Banker & Tradesman file photo

Rockland Trust saw deposits drop by 3.8 percent during the first quarter even as the bank added new customers during the quarter.

Total deposits at the end of the first quarter were $15.27 billion, down $606.8 million from $15.88 billion at the end of 2022. Deposits at the end of the first quarter 2022 totaled $16.76 billion.

Mark Ruggiero, Rockland Trust’s chief financial officer, said during the bank’s first quarter earnings call on Friday that several factors drove the drop in deposits, including customers seeking FDIC insurance protection.

The bank at the end of the first quarter had an estimated $4.68 billion in uninsured deposits compared to $5.26 billion at the end of 2022. Of that first quarter amount, $659 million represented municipal deposits that the bank has collateralized compared to $605 million in deposits secured by collateral at the end of 2022. Ruggiero said 25.8 percent of deposits in the first quarter were either insured or collateralized.

Rockland Trust also saw $78 million move from deposits into the bank’s wealth management division, Ruggiero said. Other factors that he said drove the decline in deposits included first quarter seasonal trends, the competitive rate environment and inflationary pressures prompting customers to use excess liquidity.

“The level of deposit outflows attributable to lost households remains very low and is consistent with historical levels of attrition,” Ruggiero said.

The bank did see the number of households grow during the quarter by 0.5 percent, Ruggiero said, adding that this growth gave Rockland Trust a record level of new deposits attributable to new households.

Rockland Trust’s first quarter net income was $61.2 million, or $1.36 per diluted share, compared to $53.1 million, $1.12 per diluted share, in the first quarter of 2022. Earnings in the fourth quarter of 2022 had been $77.04 million, or $1.69 per diluted share.

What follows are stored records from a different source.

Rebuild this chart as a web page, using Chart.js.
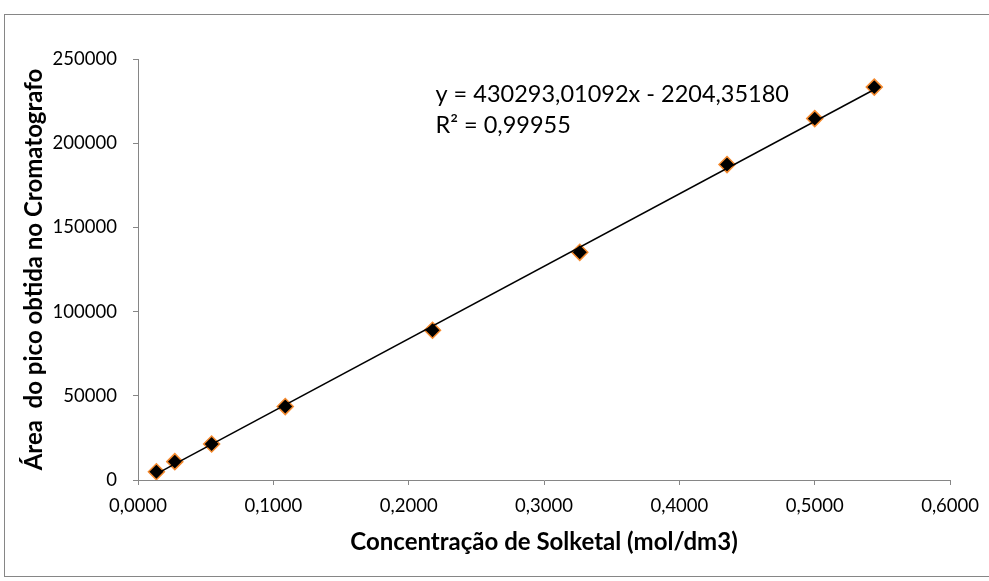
<!DOCTYPE html>
<html>
<head>
<meta charset="utf-8">
<script src="https://cdn.jsdelivr.net/npm/chart.js@4/dist/chart.umd.min.js"></script>
<style>
  html, body { margin: 0; padding: 0; background: #ffffff; }
  #wrap { width: 989px; height: 581px; position: relative; }
</style>
</head>
<body>
<div id="wrap"><canvas id="c" width="989" height="581"></canvas></div>
<script>
// Calibration standards: solketal concentration vs. chromatogram peak area
const concentracao = [0.0136, 0.0272, 0.0544, 0.1088, 0.2176, 0.3264, 0.4352, 0.5000, 0.5440];
const areaPico = [4900, 10900, 21400, 43600, 88900, 135200, 187300, 214600, 233300];

// Linear fit reported on the chart
const slope = 430293.01092;
const intercept = -2204.35180;
const r2Text = '0,99955';
const equationText = 'y = 430293,01092x - 2204,35180';

const xTickMin = 0, xTickMax = 0.6, xStep = 0.1;
const yTickMin = 0, yTickMax = 250000, yStep = 50000;

const xTitle = 'Concentração de Solketal (mol/dm3)';
const yTitle = 'Área  do pico obtida no Cromatografo';

const pontos = concentracao.map((x, i) => ({ x: x, y: areaPico[i] }));
const xFirst = Math.min(...concentracao);
const xLast = Math.max(...concentracao);
const tendencia = [xFirst, xLast].map(x => ({ x: x, y: slope * x + intercept }));

const AXIS_GREY = '#868686';
const FONT = 'Lato, "Open Sans", sans-serif';

// Outer frame of the chart object and the equation / R² text box
const decor = {
  id: 'decor',
  beforeDraw(chart) {
    const ctx = chart.ctx;
    ctx.save();
    ctx.fillStyle = '#ffffff';
    ctx.fillRect(0, 0, chart.width, chart.height);
    ctx.strokeStyle = AXIS_GREY;
    ctx.lineWidth = 1;
    ctx.strokeRect(4.5, 14.5, chart.width + 10, chart.height - 19);
    ctx.restore();
  },
  afterDatasetsDraw(chart) {
    const ctx = chart.ctx;
    const xs = chart.scales.x, ys = chart.scales.y;
    const left = xs.getPixelForValue(0.2198);
    const base = ys.getPixelForValue(224500);
    ctx.save();
    ctx.fillStyle = '#000000';
    ctx.font = '23.5px ' + FONT;
    ctx.textAlign = 'left';
    ctx.textBaseline = 'alphabetic';
    ctx.fillText(equationText, left, base);
    ctx.fillText('R² = ' + r2Text, left, base + 31);
    ctx.restore();
  }
};

new Chart(document.getElementById('c'), {
  type: 'scatter',
  data: {
    datasets: [
      {
        type: 'line',
        label: 'Linear',
        data: tendencia,
        borderColor: '#000000',
        borderWidth: 1.5,
        pointRadius: 0,
        fill: false,
        order: 0
      },
      {
        label: 'Área',
        data: pontos,
        pointStyle: 'rectRot',
        pointRadius: 8,
        pointHoverRadius: 8,
        backgroundColor: '#000000',
        borderColor: '#F58A2E',
        borderWidth: 1.5,
        order: 1
      }
    ]
  },
  options: {
    responsive: false,
    animation: false,
    events: [],
    layout: { padding: { top: 59, right: 35, left: 0, bottom: 0 } },
    plugins: {
      legend: { display: false },
      tooltip: { enabled: false }
    },
    scales: {
      x: {
        type: 'linear',
        min: xTickMin,
        max: xTickMax,
        afterFit(scale) { scale.height = 101; },
        border: { display: true, color: AXIS_GREY, width: 1 },
        grid: { display: true, drawOnChartArea: false, drawTicks: true, tickLength: 5, color: AXIS_GREY },
        ticks: {
          stepSize: xStep,
          padding: 10,
          color: '#000000',
          font: { family: FONT, size: 18.5 },
          callback: v => Number(v).toFixed(4).replace('.', ',')
        },
        title: {
          display: true,
          text: xTitle,
          color: '#000000',
          font: { family: FONT, size: 24, weight: 'bold' },
          padding: { top: 0, bottom: 24 }
        }
      },
      y: {
        type: 'linear',
        min: yTickMin,
        max: yTickMax,
        afterFit(scale) { scale.width = 138; },
        border: { display: true, color: AXIS_GREY, width: 1 },
        grid: { display: true, drawOnChartArea: false, drawTicks: true, tickLength: 5, color: AXIS_GREY },
        ticks: {
          stepSize: yStep,
          padding: 16,
          color: '#000000',
          font: { family: FONT, size: 18.5 },
          callback: v => String(Math.round(v))
        },
        title: {
          display: true,
          text: yTitle,
          color: '#000000',
          font: { family: FONT, size: 24, weight: 'bold' },
          padding: { top: 20, bottom: 0 }
        }
      }
    }
  },
  plugins: [decor]
});
</script>
</body>
</html>
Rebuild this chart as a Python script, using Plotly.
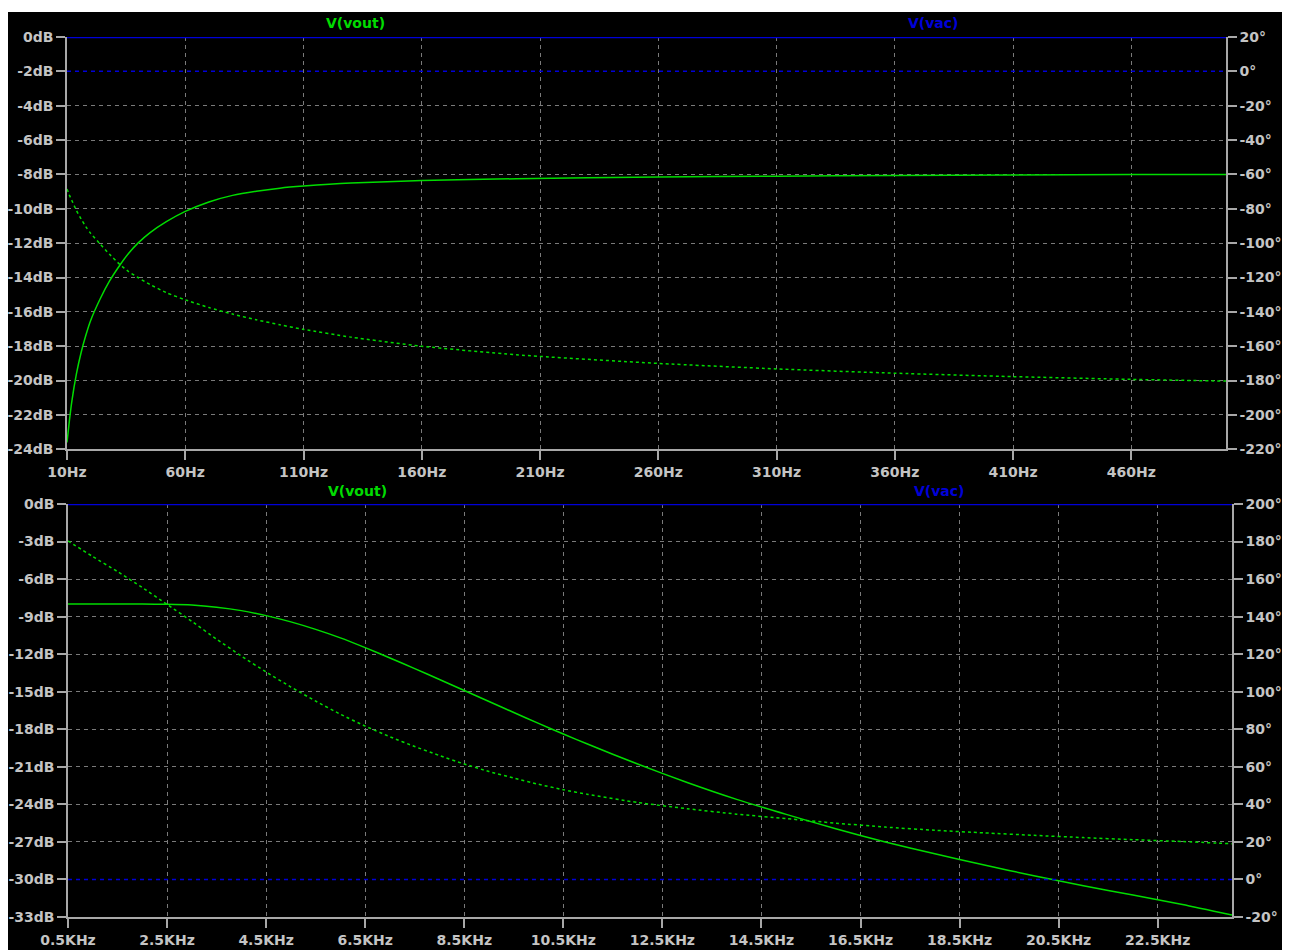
import plotly.graph_objects as go

# ---------------- data ----------------
# top pane: 10 Hz .. 500 Hz
f_top = [10, 11, 12, 14, 16, 18, 20, 24, 28, 32.4, 36, 40, 45, 52, 60, 70, 80, 90,
         100, 110, 130, 160, 200, 260, 310, 360, 410, 460, 500]
mag_top = [-23.6, -22.35, -21.25, -19.6, -18.35, -17.35, -16.5, -15.25, -14.2, -13.27,
           -12.6, -12.0, -11.4, -10.75, -10.15, -9.6, -9.22, -8.98, -8.8, -8.68, -8.5,
           -8.36, -8.25, -8.15, -8.1, -8.06, -8.03, -8.01, -8.0]
ph_top = [-68.5, -72.0, -75.0, -81.0, -86.0, -90.5, -94.3, -100.5, -106.5, -112.5, -116.5,
          -120.0, -124.0, -128.8, -133.0, -137.5, -141.3, -144.6, -147.5, -150.2, -154.7,
          -160.0, -165.0, -170.0, -173.2, -175.7, -177.7, -179.3, -180.3]

# bottom pane: 0.5 kHz .. 24 kHz
f_bot = [0.5, 1, 1.5, 2, 2.5, 3, 3.5, 4, 4.5, 5, 5.5, 6, 6.5, 7, 7.5, 8, 8.5, 9, 9.5, 10,
         10.5, 11, 12, 13, 14, 15, 16, 17, 18, 19, 20, 21, 22, 23, 24]
mag_bot = [-8.0, -8.0, -8.0, -8.0, -8.02, -8.08, -8.25, -8.52, -8.92, -9.42, -10.02, -10.7,
           -11.48, -12.3, -13.15, -14.02, -14.9, -15.78, -16.66, -17.53, -18.38, -19.2,
           -20.78, -22.25, -23.6, -24.8, -25.95, -27.0, -27.95, -28.85, -29.7, -30.5,
           -31.25, -32.0, -32.85]
ph_bot = [180.3, 172.0, 164.0, 155.5, 146.5, 137.5, 128.0, 119.0, 110.5, 102.5, 95.0, 88.0,
          81.7, 76.0, 70.8, 66.0, 61.5, 57.5, 54.0, 50.7, 47.8, 45.3, 41.0, 37.7, 34.8,
          32.4, 30.0, 27.9, 26.2, 24.8, 23.5, 22.3, 21.2, 20.2, 19.0]

# V(vac) reference trace: 0 dB, 0 deg
vac_f_top = [10, 500]
vac_f_bot = [0.5, 24]
vac_mag = [0, 0]
vac_ph = [0, 0]

# ticks
xt_top = [10, 60, 110, 160, 210, 260, 310, 360, 410, 460]
xt_top_txt = [f"{v}Hz" for v in xt_top]
xt_bot = [0.5, 2.5, 4.5, 6.5, 8.5, 10.5, 12.5, 14.5, 16.5, 18.5, 20.5, 22.5]
xt_bot_txt = [f"{v}KHz" for v in xt_bot]
yt_top = list(range(0, -25, -2))
yt_top_txt = [f"{v}dB" for v in yt_top]
y2t_top = list(range(20, -221, -20))
y2t_top_txt = [f"{v}\u00b0" for v in y2t_top]
yt_bot = list(range(0, -34, -3))
yt_bot_txt = [f"{v}dB" for v in yt_bot]
y2t_bot = list(range(200, -21, -20))
y2t_bot_txt = [f"{v}\u00b0" for v in y2t_bot]

# ---------------- style ----------------
GREEN = "#00dc00"
BLUE = "#0000d8"
AX = "#a8a8a8"
GRID = "#7a7a7a"
TXT = "#c4c4c4"
FAM = "DejaVu Sans, Liberation Sans, sans-serif"
FONT = dict(family=FAM, size=14, color=TXT, weight="bold")

OFF = 8  # page offset of the figure (body margin)
W, H = 1290 - 2 * OFF, 950 - OFF
L, R, T, B = 59, 50, 29, 33
PW, PH = W - L - R, H - T - B


def px(x):  # page pixel -> paper x
    return (x - OFF - L) / PW


def py(y):  # page pixel -> paper y
    return 1 - (y - OFF - T) / PH


fig = go.Figure()

# top pane
fig.add_trace(go.Scatter(x=vac_f_top, y=vac_mag, xaxis="x", yaxis="y", mode="lines",
                         line=dict(color=BLUE, width=2.5), hoverinfo="skip"))
fig.add_trace(go.Scatter(x=vac_f_top, y=vac_ph, xaxis="x", yaxis="y2", mode="lines",
                         line=dict(color=BLUE, width=1.5, dash="4px,4px"), hoverinfo="skip"))
fig.add_trace(go.Scatter(x=f_top, y=mag_top, xaxis="x", yaxis="y", mode="lines",
                         line=dict(color=GREEN, width=1.5, shape="spline", smoothing=0.6)))
fig.add_trace(go.Scatter(x=f_top, y=ph_top, xaxis="x", yaxis="y2", mode="lines",
                         line=dict(color=GREEN, width=1.5, dash="3px,3px", shape="spline",
                                   smoothing=0.6)))

# bottom pane
fig.add_trace(go.Scatter(x=vac_f_bot, y=vac_mag, xaxis="x2", yaxis="y3", mode="lines",
                         line=dict(color=BLUE, width=2.5), hoverinfo="skip"))
fig.add_trace(go.Scatter(x=vac_f_bot, y=vac_ph, xaxis="x2", yaxis="y4", mode="lines",
                         line=dict(color=BLUE, width=1.5, dash="4px,4px"), hoverinfo="skip"))
fig.add_trace(go.Scatter(x=f_bot, y=mag_bot, xaxis="x2", yaxis="y3", mode="lines",
                         line=dict(color=GREEN, width=1.5, shape="spline", smoothing=0.6)))
fig.add_trace(go.Scatter(x=f_bot, y=ph_bot, xaxis="x2", yaxis="y4", mode="lines",
                         line=dict(color=GREEN, width=1.5, dash="3px,3px", shape="spline",
                                   smoothing=0.6)))

common = dict(showline=True, linecolor=AX, linewidth=1.5, ticks="outside", ticklen=9,
              tickcolor=AX, tickwidth=1.5, tickfont=FONT, zeroline=False, fixedrange=True,
              tickmode="array", automargin=False)
grid = dict(showgrid=True, gridcolor=GRID, gridwidth=1, griddash="4px,4px")

LBL = dict(family=FAM, size=14, weight="bold")

fig.update_layout(
    width=W, height=H,
    margin=dict(l=L, r=R, t=T, b=B, pad=0, autoexpand=False),
    paper_bgcolor="black",
    plot_bgcolor="black",
    showlegend=False,
    xaxis=dict(domain=[0, px(1226)], range=[10, 500], anchor="y",
               tickvals=xt_top, ticktext=xt_top_txt, **common, **grid),
    yaxis=dict(domain=[py(449.3), 1], range=[-24, 0], anchor="x",
               tickvals=yt_top, ticktext=yt_top_txt, **common, **grid),
    yaxis2=dict(range=[-220, 20], overlaying="y", side="right", anchor="x",
                tickvals=y2t_top, ticktext=y2t_top_txt, showgrid=False, **common),
    xaxis2=dict(domain=[px(68), 1], range=[0.5, 24], anchor="y3",
                tickvals=xt_bot, ticktext=xt_bot_txt, **common, **grid),
    yaxis3=dict(domain=[0, py(504)], range=[-33, 0], anchor="x2",
                tickvals=yt_bot, ticktext=yt_bot_txt, **common, **grid),
    yaxis4=dict(range=[-20, 200], overlaying="y3", side="right", anchor="x2",
                tickvals=y2t_bot, ticktext=y2t_bot_txt, showgrid=False, **common),
    shapes=[
        dict(type="rect", xref="paper", yref="paper", x0=px(0), x1=px(1300),
             y0=py(12), y1=py(0), fillcolor="white", line=dict(width=0), layer="below"),
    ],
    annotations=[
        dict(text="V(vout)", x=px(355), y=py(23), xref="paper", yref="paper",
             xanchor="center", yanchor="middle", showarrow=False,
             font=dict(**LBL, color=GREEN)),
        dict(text="V(vac)", x=px(933), y=py(23), xref="paper", yref="paper",
             xanchor="center", yanchor="middle", showarrow=False,
             font=dict(**LBL, color=BLUE)),
        dict(text="V(vout)", x=px(357), y=py(491), xref="paper", yref="paper",
             xanchor="center", yanchor="middle", showarrow=False,
             font=dict(**LBL, color=GREEN)),
        dict(text="V(vac)", x=px(939), y=py(491), xref="paper", yref="paper",
             xanchor="center", yanchor="middle", showarrow=False,
             font=dict(**LBL, color=BLUE)),
    ],
)

fig.write_html("out.html")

Total assets were $19.4 billion compared to $19.29 billion at the end of 2022 and $20.16 billion in the first quarter of 2022.

Rockland Trust’s total loans were $13.95 billion at the end of the fourth quarter compared to $13.93 billion at the end of the fourth quarter and $13.58 billion at the end of first quarter of 2022.

In response to an analyst’s question about factors driving slow loan growth, Rockland Trust’s CEO Jeffrey Tengel said the bank has not changed its disciplined approach to credit and pricing. He instead attributed the limited loan growth to less demand from customers.

“I think companies are being a bit more cautious,” Tengel said.

This was Tengel’s first earnings call as the bank’s CEO. He took over the leadership role in early February when previous CEO Christopher Oddleifson stepped down ahead of his retirement later this year.

In response to an analyst’s question, Tengel said he believed mergers and acquisitions are still possible in the current economic environment, though he noted they might take longer with regulators.

“I think our M&A strategy is going to look very similar to what it was during Chris’ tenure here,” Tengel said. “It would be filling in existing markets where we’re already doing business with or in adjacent markets that would really begin to round out our franchise.”